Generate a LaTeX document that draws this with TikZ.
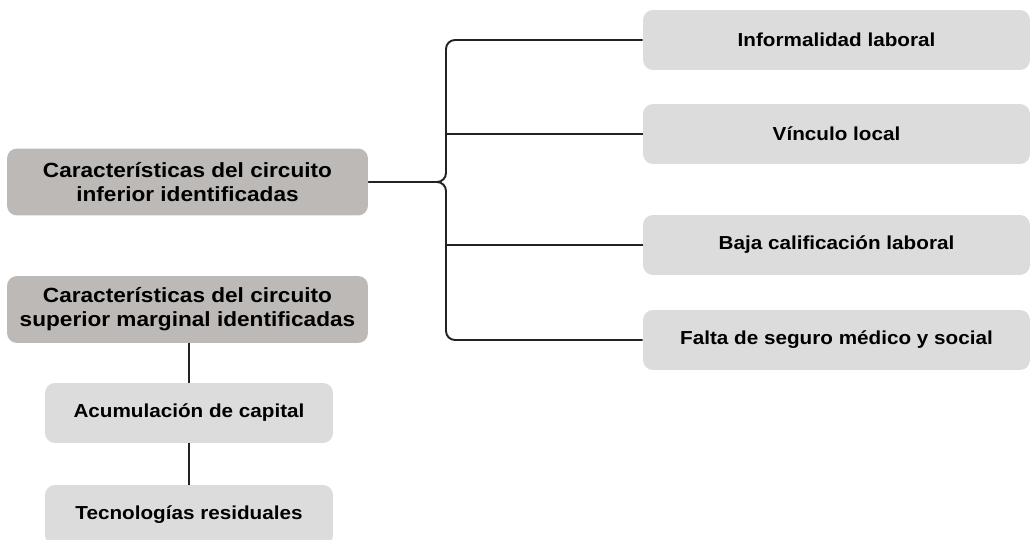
\documentclass[tikz,border=0pt]{standalone}
\usepackage{fontspec}
\newfontfamily\boxfont{Liberation Sans}[FakeStretch=1.1]
\usepackage{tikz}
\usetikzlibrary{positioning}
\definecolor{darkbox}{HTML}{BDB9B7}
\definecolor{lightbox}{HTML}{DCDCDC}
\definecolor{linecol}{HTML}{222222}
\tikzset{
	mainbox/.style={fill=darkbox, rounded corners=0.2cm, minimum width=7.22cm, minimum height=1.34cm, align=center, font=\boxfont\bfseries\fontsize{11.7}{13.6}\selectfont, inner sep=0pt},
	itembox/.style={fill=lightbox, rounded corners=0.2cm, minimum width=7.74cm, minimum height=1.2cm, align=center, font=\boxfont\bfseries\fontsize{10.7}{13}\selectfont, inner sep=0pt},
	subbox/.style={itembox, minimum width=5.76cm},
	link/.style={draw=linecol, line width=1.1pt}
}

\begin{document}
\begin{tikzpicture}[x=0.02cm, y=-0.02cm]
			%%%%% START %%%%%
			
			\useasboundingbox (0, 0) rectangle (1032, 540);
			
			\node[mainbox] (inferior) at (187.5, 182) {Características del circuito\\inferior identificadas};
			\node[mainbox] (superior) at (187.5, 309.5) {Características del circuito\\superior marginal identificadas};
			
			\node[itembox] (informal) at (836.5, 40) {Informalidad laboral};
			\node[itembox] (vinculo) at (836.5, 134) {Vínculo local};
			\node[itembox] (baja) at (836.5, 245) {Baja calificación laboral};
			\node[itembox] (seguro) at (836.5, 340) {Falta de seguro médico y social};
			
			\node[subbox] (capital) at (189, 413) {Acumulación de capital};
			\node[subbox] (tecno) at (189, 515) {Tecnologías residuales};
			
			\coordinate (spine) at (446, 182);
			
			\draw[link, rounded corners=0.18cm] (informal.west) -| (spine) -- (inferior.east);
			\draw[link, rounded corners=0.18cm] (seguro.west) -| (spine) -- (inferior.east);
			\draw[link] (vinculo.west) -- (vinculo.west -| spine);
			\draw[link] (baja.west) -- (baja.west -| spine);
			
			\draw[link] (superior.south -| capital) -- (capital.north);
			\draw[link] (capital.south) -- (tecno.north);
			
			%%%%% END %%%%%
		\end{tikzpicture}
\end{document}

- TASK DIRECTIONS -
Working from the lines above, reproduce the material exactly and exclude its pictures.

- CORRECT RESPONSE -
Generate a LaTeX document that draws this with TikZ.
\documentclass[tikz,border=0pt]{standalone}
\usepackage{fontspec}
\newfontfamily\boxfont{Liberation Sans}[FakeStretch=1.1]
\usepackage{tikz}
\usetikzlibrary{positioning}
\definecolor{darkbox}{HTML}{BDB9B7}
\definecolor{lightbox}{HTML}{DCDCDC}
\definecolor{linecol}{HTML}{222222}
\tikzset{
	mainbox/.style={fill=darkbox, rounded corners=0.2cm, minimum width=7.22cm, minimum height=1.34cm, align=center, font=\boxfont\bfseries\fontsize{11.7}{13.6}\selectfont, inner sep=0pt},
	itembox/.style={fill=lightbox, rounded corners=0.2cm, minimum width=7.74cm, minimum height=1.2cm, align=center, font=\boxfont\bfseries\fontsize{10.7}{13}\selectfont, inner sep=0pt},
	subbox/.style={itembox, minimum width=5.76cm},
	link/.style={draw=linecol, line width=1.1pt}
}

\begin{document}
\begin{tikzpicture}[x=0.02cm, y=-0.02cm]
			%%%%% START %%%%%
			
			\useasboundingbox (0, 0) rectangle (1032, 540);
			
			\node[mainbox] (inferior) at (187.5, 182) {Características del circuito\\inferior identificadas};
			\node[mainbox] (superior) at (187.5, 309.5) {Características del circuito\\superior marginal identificadas};
			
			\node[itembox] (informal) at (836.5, 40) {Informalidad laboral};
			\node[itembox] (vinculo) at (836.5, 134) {Vínculo local};
			\node[itembox] (baja) at (836.5, 245) {Baja calificación laboral};
			\node[itembox] (seguro) at (836.5, 340) {Falta de seguro médico y social};
			
			\node[subbox] (capital) at (189, 413) {Acumulación de capital};
			\node[subbox] (tecno) at (189, 515) {Tecnologías residuales};
			
			\coordinate (spine) at (446, 182);
			
			\draw[link, rounded corners=0.18cm] (informal.west) -| (spine) -- (inferior.east);
			\draw[link, rounded corners=0.18cm] (seguro.west) -| (spine) -- (inferior.east);
			\draw[link] (vinculo.west) -- (vinculo.west -| spine);
			\draw[link] (baja.west) -- (baja.west -| spine);
			
			\draw[link] (superior.south -| capital) -- (capital.north);
			\draw[link] (capital.south) -- (tecno.north);
			
			%%%%% END %%%%%
		\end{tikzpicture}
\end{document}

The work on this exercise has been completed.